What needs to be done: Write out every line below that includes the word "Python".

Data in this exercise:
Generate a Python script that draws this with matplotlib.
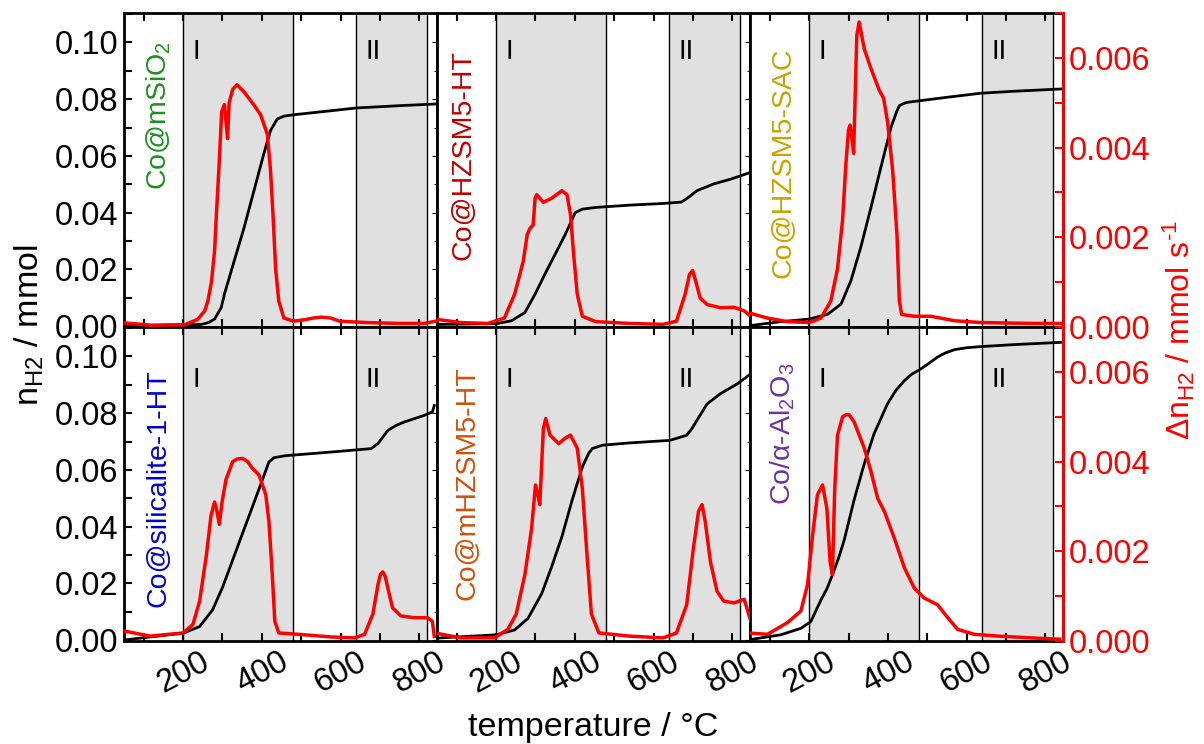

--

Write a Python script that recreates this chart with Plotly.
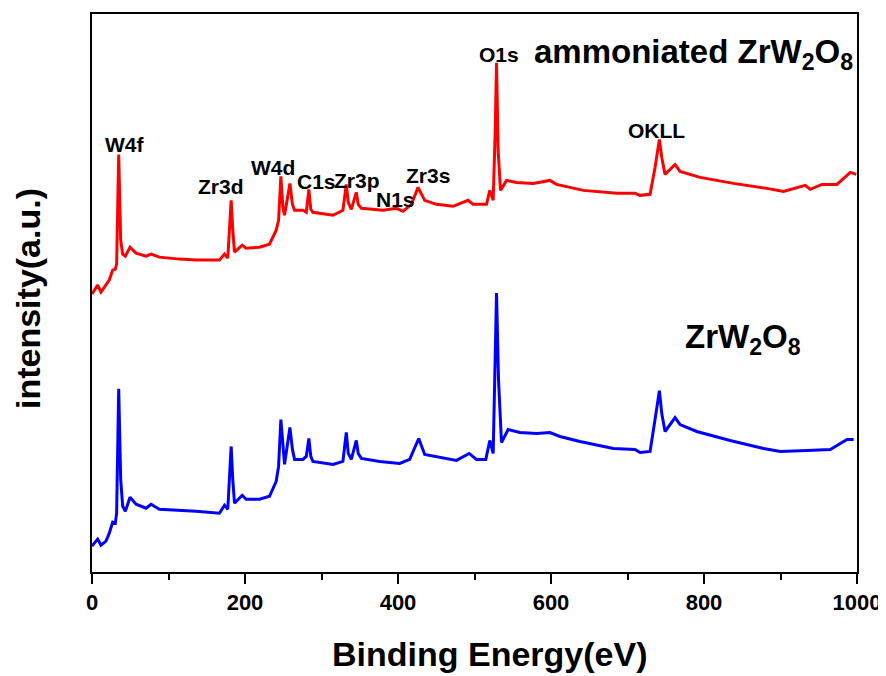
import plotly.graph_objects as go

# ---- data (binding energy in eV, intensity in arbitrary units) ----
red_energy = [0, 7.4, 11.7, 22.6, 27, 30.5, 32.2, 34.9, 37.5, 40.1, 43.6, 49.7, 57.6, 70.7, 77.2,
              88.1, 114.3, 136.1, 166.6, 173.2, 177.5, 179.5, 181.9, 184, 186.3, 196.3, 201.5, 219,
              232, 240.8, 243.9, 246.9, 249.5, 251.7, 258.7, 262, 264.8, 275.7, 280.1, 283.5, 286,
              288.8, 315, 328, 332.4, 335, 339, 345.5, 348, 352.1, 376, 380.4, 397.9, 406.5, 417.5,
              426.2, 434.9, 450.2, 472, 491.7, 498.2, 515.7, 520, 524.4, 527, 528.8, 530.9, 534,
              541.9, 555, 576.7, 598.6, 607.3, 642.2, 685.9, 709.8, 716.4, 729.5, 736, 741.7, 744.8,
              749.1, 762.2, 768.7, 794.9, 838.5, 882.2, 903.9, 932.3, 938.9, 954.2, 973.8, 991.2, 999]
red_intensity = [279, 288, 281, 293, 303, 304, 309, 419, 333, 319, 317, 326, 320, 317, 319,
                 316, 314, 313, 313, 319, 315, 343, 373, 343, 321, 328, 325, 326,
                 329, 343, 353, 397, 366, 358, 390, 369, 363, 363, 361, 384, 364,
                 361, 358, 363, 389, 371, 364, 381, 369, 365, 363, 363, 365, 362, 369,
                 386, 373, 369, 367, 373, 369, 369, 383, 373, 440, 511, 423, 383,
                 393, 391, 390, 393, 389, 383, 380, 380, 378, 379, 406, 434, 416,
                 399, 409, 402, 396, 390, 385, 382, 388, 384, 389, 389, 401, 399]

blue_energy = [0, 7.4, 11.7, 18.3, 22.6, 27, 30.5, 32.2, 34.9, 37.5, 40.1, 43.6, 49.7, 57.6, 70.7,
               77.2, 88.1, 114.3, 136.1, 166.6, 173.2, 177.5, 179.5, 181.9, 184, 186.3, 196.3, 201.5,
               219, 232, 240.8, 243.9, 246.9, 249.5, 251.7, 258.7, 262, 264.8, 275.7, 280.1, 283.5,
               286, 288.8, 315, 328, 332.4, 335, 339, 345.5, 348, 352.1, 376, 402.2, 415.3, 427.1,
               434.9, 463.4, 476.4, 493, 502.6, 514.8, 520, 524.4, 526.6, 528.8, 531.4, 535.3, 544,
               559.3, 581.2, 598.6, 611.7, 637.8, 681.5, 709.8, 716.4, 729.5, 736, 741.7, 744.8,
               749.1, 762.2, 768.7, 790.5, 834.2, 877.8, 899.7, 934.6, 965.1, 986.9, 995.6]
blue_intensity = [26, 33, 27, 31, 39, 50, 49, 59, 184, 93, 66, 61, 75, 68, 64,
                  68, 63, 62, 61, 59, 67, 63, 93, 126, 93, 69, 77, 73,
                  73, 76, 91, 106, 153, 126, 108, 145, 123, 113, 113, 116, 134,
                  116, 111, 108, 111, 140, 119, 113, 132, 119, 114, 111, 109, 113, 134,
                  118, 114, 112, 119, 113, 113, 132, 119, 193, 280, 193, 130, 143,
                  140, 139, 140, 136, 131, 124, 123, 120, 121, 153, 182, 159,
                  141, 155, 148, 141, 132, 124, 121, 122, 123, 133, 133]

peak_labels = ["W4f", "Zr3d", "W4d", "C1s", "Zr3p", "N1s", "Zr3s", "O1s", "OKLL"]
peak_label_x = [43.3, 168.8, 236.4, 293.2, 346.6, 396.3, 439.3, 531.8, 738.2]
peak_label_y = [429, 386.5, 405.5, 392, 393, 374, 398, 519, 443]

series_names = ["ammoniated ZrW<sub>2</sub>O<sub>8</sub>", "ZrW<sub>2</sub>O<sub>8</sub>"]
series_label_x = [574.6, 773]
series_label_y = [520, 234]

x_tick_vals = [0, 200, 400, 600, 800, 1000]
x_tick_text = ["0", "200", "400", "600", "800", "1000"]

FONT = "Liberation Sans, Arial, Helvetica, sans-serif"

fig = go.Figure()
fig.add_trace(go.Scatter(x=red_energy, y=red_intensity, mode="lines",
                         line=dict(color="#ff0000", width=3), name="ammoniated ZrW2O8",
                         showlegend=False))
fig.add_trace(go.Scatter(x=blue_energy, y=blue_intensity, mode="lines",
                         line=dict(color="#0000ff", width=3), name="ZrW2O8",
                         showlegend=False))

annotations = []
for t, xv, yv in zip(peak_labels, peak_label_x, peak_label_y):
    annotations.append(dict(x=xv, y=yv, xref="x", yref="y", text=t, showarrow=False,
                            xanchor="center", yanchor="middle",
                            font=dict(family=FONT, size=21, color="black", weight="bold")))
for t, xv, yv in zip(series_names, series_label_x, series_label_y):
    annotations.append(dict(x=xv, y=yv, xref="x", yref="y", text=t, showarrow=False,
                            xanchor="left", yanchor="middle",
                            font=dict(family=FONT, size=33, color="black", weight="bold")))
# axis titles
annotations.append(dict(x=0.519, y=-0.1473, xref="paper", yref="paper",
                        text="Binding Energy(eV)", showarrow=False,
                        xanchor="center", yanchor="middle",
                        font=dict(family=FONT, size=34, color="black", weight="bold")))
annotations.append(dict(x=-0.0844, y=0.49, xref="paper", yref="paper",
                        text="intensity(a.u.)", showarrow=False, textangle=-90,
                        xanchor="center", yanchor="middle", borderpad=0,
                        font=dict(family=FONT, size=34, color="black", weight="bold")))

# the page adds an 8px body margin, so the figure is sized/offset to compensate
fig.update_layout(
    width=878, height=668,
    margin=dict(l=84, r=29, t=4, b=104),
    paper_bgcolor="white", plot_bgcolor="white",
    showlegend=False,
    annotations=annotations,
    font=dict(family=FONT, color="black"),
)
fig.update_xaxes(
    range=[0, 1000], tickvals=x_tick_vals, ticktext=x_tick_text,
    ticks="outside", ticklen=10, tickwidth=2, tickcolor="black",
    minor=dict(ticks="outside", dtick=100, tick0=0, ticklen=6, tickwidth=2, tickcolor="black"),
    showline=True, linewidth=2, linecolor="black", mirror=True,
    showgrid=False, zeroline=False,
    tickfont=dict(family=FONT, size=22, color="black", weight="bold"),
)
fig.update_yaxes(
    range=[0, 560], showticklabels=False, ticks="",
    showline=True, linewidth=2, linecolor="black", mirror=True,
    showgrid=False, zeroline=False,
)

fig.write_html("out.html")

Exercise response:
Generate a Python script that draws this with matplotlib.
Write a Python script that recreates this chart with Plotly.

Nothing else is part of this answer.